-- START RECORDED DATA --

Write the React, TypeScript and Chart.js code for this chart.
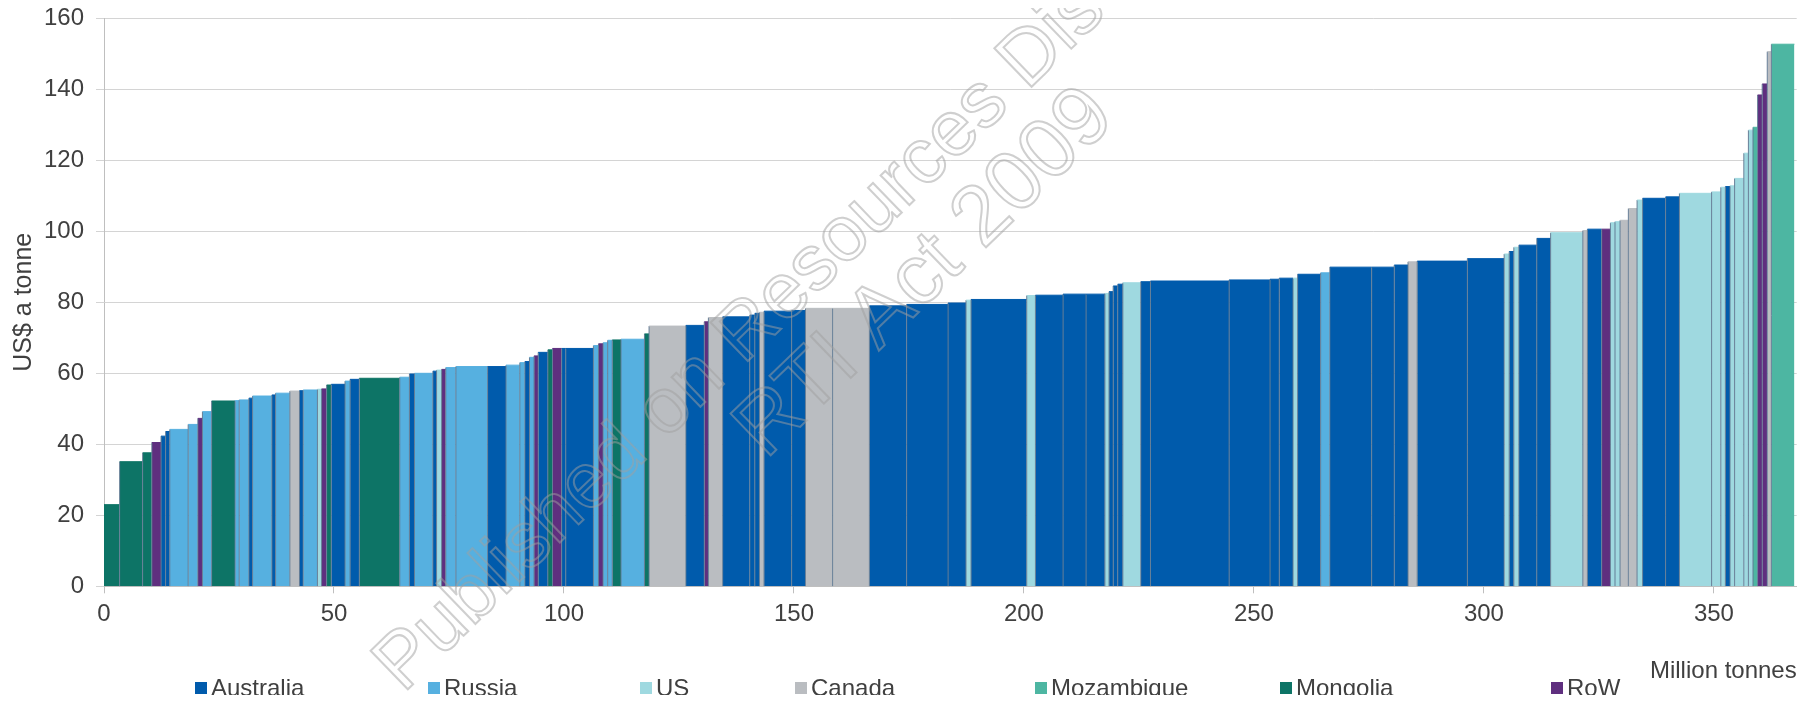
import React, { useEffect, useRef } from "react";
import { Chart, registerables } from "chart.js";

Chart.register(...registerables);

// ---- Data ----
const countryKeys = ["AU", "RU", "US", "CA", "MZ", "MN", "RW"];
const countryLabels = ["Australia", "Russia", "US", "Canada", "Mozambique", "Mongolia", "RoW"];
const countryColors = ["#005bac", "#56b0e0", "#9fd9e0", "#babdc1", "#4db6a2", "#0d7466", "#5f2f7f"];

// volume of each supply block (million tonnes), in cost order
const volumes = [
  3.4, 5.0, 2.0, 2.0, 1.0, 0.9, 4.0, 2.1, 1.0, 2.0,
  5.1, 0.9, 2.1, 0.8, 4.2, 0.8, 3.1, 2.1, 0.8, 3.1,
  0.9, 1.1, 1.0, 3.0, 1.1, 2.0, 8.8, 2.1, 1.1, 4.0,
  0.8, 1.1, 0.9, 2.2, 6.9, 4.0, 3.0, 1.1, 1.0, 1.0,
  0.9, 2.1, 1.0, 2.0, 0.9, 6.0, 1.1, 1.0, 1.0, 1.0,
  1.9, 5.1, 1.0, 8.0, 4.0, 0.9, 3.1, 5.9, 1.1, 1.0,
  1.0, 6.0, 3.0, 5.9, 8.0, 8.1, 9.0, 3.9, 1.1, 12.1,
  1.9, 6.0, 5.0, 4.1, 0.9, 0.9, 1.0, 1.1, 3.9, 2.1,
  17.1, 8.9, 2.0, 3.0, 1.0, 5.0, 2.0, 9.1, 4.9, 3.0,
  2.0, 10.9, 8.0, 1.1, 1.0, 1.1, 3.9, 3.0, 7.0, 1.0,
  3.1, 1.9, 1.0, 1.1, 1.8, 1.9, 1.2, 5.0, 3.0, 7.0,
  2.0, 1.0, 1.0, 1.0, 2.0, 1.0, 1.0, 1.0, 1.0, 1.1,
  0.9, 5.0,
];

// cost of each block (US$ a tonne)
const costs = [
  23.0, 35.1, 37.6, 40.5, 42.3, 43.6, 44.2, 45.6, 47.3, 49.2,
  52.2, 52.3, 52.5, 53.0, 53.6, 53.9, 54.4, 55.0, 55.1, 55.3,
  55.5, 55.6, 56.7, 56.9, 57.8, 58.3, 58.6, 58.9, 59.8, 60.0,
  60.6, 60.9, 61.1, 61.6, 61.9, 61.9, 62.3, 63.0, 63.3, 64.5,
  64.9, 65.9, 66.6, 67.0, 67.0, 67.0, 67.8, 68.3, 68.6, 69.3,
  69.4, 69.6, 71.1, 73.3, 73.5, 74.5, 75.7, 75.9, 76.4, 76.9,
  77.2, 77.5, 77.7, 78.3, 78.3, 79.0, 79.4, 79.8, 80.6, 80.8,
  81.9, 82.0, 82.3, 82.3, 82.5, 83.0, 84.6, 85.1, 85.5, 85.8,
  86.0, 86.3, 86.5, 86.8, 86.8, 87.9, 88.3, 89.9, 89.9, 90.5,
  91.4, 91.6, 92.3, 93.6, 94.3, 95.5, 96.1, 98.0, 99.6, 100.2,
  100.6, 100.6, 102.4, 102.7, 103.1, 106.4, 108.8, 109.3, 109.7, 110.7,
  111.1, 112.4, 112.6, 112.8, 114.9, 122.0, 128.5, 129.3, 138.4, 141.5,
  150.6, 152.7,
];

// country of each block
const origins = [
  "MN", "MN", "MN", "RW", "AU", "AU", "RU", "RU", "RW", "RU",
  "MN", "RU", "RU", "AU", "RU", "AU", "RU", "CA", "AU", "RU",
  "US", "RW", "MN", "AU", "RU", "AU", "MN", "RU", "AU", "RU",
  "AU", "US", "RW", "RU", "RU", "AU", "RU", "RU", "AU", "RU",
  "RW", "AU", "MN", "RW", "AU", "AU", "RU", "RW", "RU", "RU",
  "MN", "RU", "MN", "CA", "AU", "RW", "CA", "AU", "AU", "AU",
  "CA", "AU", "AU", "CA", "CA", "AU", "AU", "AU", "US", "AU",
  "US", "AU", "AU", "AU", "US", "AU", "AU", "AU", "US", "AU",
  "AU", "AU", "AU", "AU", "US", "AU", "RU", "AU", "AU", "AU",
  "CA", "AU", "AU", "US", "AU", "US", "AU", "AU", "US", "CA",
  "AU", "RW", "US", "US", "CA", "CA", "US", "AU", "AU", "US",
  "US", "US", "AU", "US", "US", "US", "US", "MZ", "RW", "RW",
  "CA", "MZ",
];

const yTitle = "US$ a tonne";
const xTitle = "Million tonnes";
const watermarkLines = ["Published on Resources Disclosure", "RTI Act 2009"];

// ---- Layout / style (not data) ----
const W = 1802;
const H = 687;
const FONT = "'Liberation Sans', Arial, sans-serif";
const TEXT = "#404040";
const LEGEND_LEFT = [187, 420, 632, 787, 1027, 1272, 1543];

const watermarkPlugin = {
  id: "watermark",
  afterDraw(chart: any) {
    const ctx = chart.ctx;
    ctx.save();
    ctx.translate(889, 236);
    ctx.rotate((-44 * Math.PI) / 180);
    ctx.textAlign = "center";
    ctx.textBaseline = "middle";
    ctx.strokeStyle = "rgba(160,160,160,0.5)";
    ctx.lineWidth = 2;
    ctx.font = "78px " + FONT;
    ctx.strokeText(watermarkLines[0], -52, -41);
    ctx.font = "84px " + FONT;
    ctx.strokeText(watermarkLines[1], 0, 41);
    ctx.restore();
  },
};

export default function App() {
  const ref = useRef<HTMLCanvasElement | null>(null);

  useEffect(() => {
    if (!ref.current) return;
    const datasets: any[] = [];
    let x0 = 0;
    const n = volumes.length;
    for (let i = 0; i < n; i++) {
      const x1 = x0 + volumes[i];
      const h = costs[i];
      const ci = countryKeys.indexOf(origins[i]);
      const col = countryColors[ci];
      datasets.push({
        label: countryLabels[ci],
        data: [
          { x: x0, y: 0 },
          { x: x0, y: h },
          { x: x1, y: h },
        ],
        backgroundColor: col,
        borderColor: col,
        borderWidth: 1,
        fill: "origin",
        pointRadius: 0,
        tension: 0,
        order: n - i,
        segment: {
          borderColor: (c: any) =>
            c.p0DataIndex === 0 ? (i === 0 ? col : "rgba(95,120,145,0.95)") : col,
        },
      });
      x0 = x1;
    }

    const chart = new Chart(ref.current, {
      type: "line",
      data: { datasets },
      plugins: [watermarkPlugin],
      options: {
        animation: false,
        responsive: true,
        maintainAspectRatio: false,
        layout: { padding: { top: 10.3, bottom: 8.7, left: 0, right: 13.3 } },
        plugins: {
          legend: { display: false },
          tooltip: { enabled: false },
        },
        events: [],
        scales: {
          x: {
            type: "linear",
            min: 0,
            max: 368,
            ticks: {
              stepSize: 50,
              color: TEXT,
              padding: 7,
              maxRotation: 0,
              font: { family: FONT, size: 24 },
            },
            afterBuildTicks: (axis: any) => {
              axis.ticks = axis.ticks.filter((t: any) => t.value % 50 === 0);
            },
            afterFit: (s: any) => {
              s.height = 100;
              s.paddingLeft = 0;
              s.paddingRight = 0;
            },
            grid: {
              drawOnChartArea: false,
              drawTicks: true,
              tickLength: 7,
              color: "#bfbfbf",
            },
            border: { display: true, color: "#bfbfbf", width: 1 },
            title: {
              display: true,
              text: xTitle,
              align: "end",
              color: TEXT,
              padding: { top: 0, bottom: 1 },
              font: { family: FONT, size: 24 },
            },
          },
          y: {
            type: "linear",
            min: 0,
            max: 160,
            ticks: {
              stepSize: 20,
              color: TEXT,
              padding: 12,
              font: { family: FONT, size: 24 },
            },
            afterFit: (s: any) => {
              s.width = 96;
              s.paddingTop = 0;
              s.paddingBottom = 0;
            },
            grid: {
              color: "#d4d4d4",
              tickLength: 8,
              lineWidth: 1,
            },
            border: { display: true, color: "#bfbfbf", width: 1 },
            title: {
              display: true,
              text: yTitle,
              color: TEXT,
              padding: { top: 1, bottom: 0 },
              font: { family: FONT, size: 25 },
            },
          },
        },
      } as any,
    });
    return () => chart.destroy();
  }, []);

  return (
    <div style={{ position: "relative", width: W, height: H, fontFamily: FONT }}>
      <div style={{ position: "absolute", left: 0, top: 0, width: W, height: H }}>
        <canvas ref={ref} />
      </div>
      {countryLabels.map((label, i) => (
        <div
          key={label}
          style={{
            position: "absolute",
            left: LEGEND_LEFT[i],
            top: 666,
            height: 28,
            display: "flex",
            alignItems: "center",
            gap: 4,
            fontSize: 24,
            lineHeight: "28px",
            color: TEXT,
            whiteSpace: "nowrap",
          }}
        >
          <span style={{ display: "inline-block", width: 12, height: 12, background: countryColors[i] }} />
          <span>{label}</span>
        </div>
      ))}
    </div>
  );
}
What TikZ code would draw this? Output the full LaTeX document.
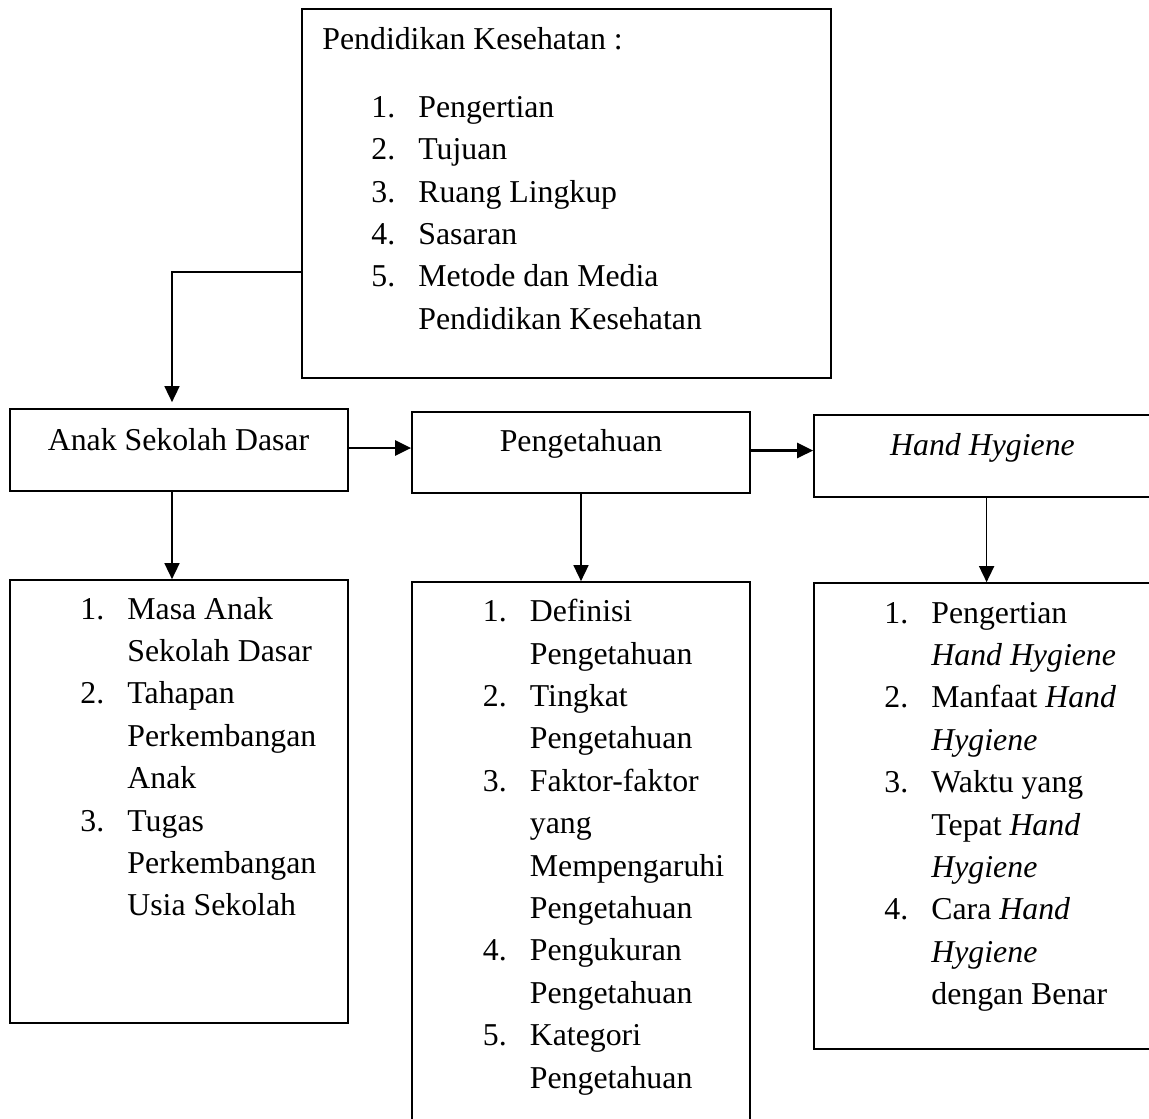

-- END RECORDED DATA --

▶ [EXERCISE] Gather and copy every line of the data in which the string "this" is found.

▶ [TASK RESPONSE]
Write the React, TypeScript and Chart.js code for this chart.
What TikZ code would draw this? Output the full LaTeX document.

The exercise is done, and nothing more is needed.